(Entries with chart source code)

────────────────────

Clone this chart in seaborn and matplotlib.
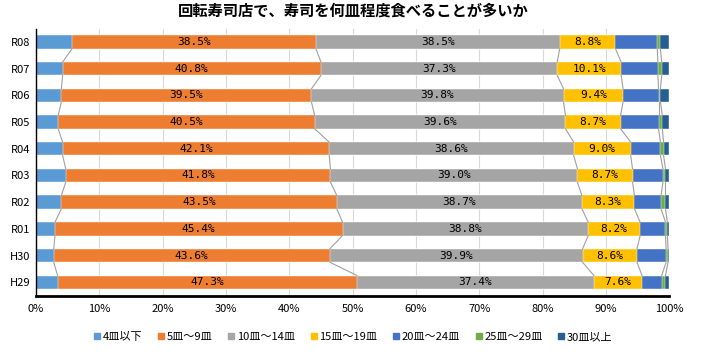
import numpy as np
import pandas as pd
import matplotlib
matplotlib.use('Agg')
import matplotlib.pyplot as plt
import seaborn as sns
from matplotlib.lines import Line2D

years = ['R08', 'R07', 'R06', 'R05', 'R04', 'R03', 'R02', 'R01', 'H30', 'H29']
series = ['4皿以下', '5皿～9皿', '10皿～14皿', '15皿～19皿', '20皿～24皿', '25皿～29皿', '30皿以上']

v_4 = [5.7, 4.2, 4.0, 3.5, 4.2, 4.7, 4.0, 3.0, 2.8, 3.4]
v_5_9 = [38.5, 40.8, 39.5, 40.5, 42.1, 41.8, 43.5, 45.4, 43.6, 47.3]
v_10_14 = [38.5, 37.3, 39.8, 39.6, 38.6, 39.0, 38.7, 38.8, 39.9, 37.4]
v_15_19 = [8.8, 10.1, 9.4, 8.7, 9.0, 8.7, 8.3, 8.2, 8.6, 7.6]
v_20_24 = [6.6, 5.8, 5.6, 6.0, 4.7, 4.8, 4.2, 4.0, 4.6, 3.1]
v_25_29 = [0.5, 0.6, 0.3, 0.6, 0.5, 0.4, 0.7, 0.3, 0.3, 0.6]
v_30 = [1.4, 1.2, 1.4, 1.1, 0.9, 0.6, 0.6, 0.3, 0.2, 0.6]

colors = ['#5B9BD5', '#ED7D31', '#A5A5A5', '#FFC000', '#4472C4', '#70AD47', '#255E91']
labeled = [1, 2, 3]

plt.rcParams['font.family'] = ['Noto Sans CJK JP', 'DejaVu Sans']

vals = np.array([v_4, v_5_9, v_10_14, v_15_19, v_20_24, v_25_29, v_30]).T
cum = vals.cumsum(axis=1)

fig = plt.figure(figsize=(7.06, 3.54), dpi=100)
ax = fig.add_axes([0.051, 0.165, 0.897, 0.754])

bar_h = 0.5
# stacked bars: draw cumulative totals from the largest down
for j in reversed(range(len(series))):
    df = pd.DataFrame({'year': years, 'val': cum[:, j]})
    sns.barplot(data=df, x='val', y='year', orient='h', color=colors[j],
                width=bar_h, saturation=1, ax=ax, edgecolor='white', linewidth=0.3)

# series lines between bars
for j in range(len(series) - 1):
    for i in range(len(years) - 1):
        ax.plot([cum[i, j], cum[i + 1, j]], [i + bar_h / 2, i + 1 - bar_h / 2],
                color='#A0A0A0', lw=0.8, zorder=1)

# data labels
for i in range(len(years)):
    for j in labeled:
        cx = cum[i, j] - vals[i, j] / 2
        ax.text(cx, i, f'{vals[i, j]:.1f}%', ha='center', va='center',
                fontsize=8, color='black', family='DejaVu Sans Mono')

ax.set_xlim(0, 100)
ax.set_ylim(len(years) - 0.5, -0.5)
ax.set_xticks(np.arange(0, 101, 10))
ax.set_xticklabels([f'{t}%' for t in range(0, 101, 10)], fontsize=8)
ax.tick_params(axis='y', labelsize=8, length=0, pad=4)
ax.tick_params(axis='x', length=0, pad=6)
ax.set_xlabel('')
ax.set_ylabel('')
ax.grid(axis='x', color='#D9D9D9', lw=0.8)
ax.set_axisbelow(True)
for s in ['top', 'right']:
    ax.spines[s].set_visible(False)
ax.spines['left'].set_color('black')
ax.spines['left'].set_linewidth(1.0)
ax.spines['bottom'].set_color('black')
ax.spines['bottom'].set_linewidth(2.0)

handles = [Line2D([], [], marker='s', ls='', color=c, markersize=4.5) for c in colors]
fig.legend(handles, series, loc='center', bbox_to_anchor=(0.5, 0.048), ncol=7,
           frameon=False, fontsize=8, handlelength=0.6, handletextpad=0.2,
           columnspacing=1.4)

fig.suptitle('回転寿司店で、寿司を何皿程度食べることが多いか', x=0.5, y=0.97,
             fontsize=11, fontweight='bold', va='center')

fig.savefig('out.png', dpi=100)
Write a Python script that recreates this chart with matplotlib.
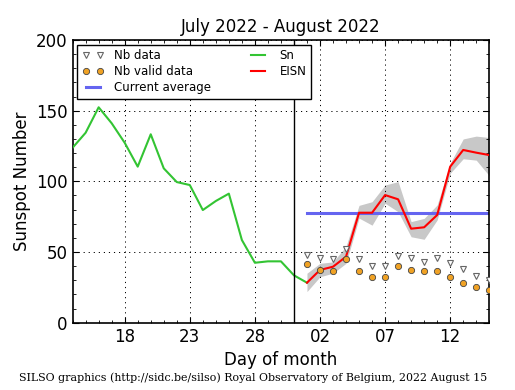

────────────────────

PROBLEM TO SOLVE
Give back exactly the lines from the first line of the data through the line with "0.3, 0.2, 0.6]", pictures excluded.

ANSWER TO THE TASK
Clone this chart in seaborn and matplotlib.
import numpy as np
import pandas as pd
import matplotlib
matplotlib.use('Agg')
import matplotlib.pyplot as plt
import seaborn as sns
from matplotlib.lines import Line2D

years = ['R08', 'R07', 'R06', 'R05', 'R04', 'R03', 'R02', 'R01', 'H30', 'H29']
series = ['4皿以下', '5皿～9皿', '10皿～14皿', '15皿～19皿', '20皿～24皿', '25皿～29皿', '30皿以上']

v_4 = [5.7, 4.2, 4.0, 3.5, 4.2, 4.7, 4.0, 3.0, 2.8, 3.4]
v_5_9 = [38.5, 40.8, 39.5, 40.5, 42.1, 41.8, 43.5, 45.4, 43.6, 47.3]
v_10_14 = [38.5, 37.3, 39.8, 39.6, 38.6, 39.0, 38.7, 38.8, 39.9, 37.4]
v_15_19 = [8.8, 10.1, 9.4, 8.7, 9.0, 8.7, 8.3, 8.2, 8.6, 7.6]
v_20_24 = [6.6, 5.8, 5.6, 6.0, 4.7, 4.8, 4.2, 4.0, 4.6, 3.1]
v_25_29 = [0.5, 0.6, 0.3, 0.6, 0.5, 0.4, 0.7, 0.3, 0.3, 0.6]
v_30 = [1.4, 1.2, 1.4, 1.1, 0.9, 0.6, 0.6, 0.3, 0.2, 0.6]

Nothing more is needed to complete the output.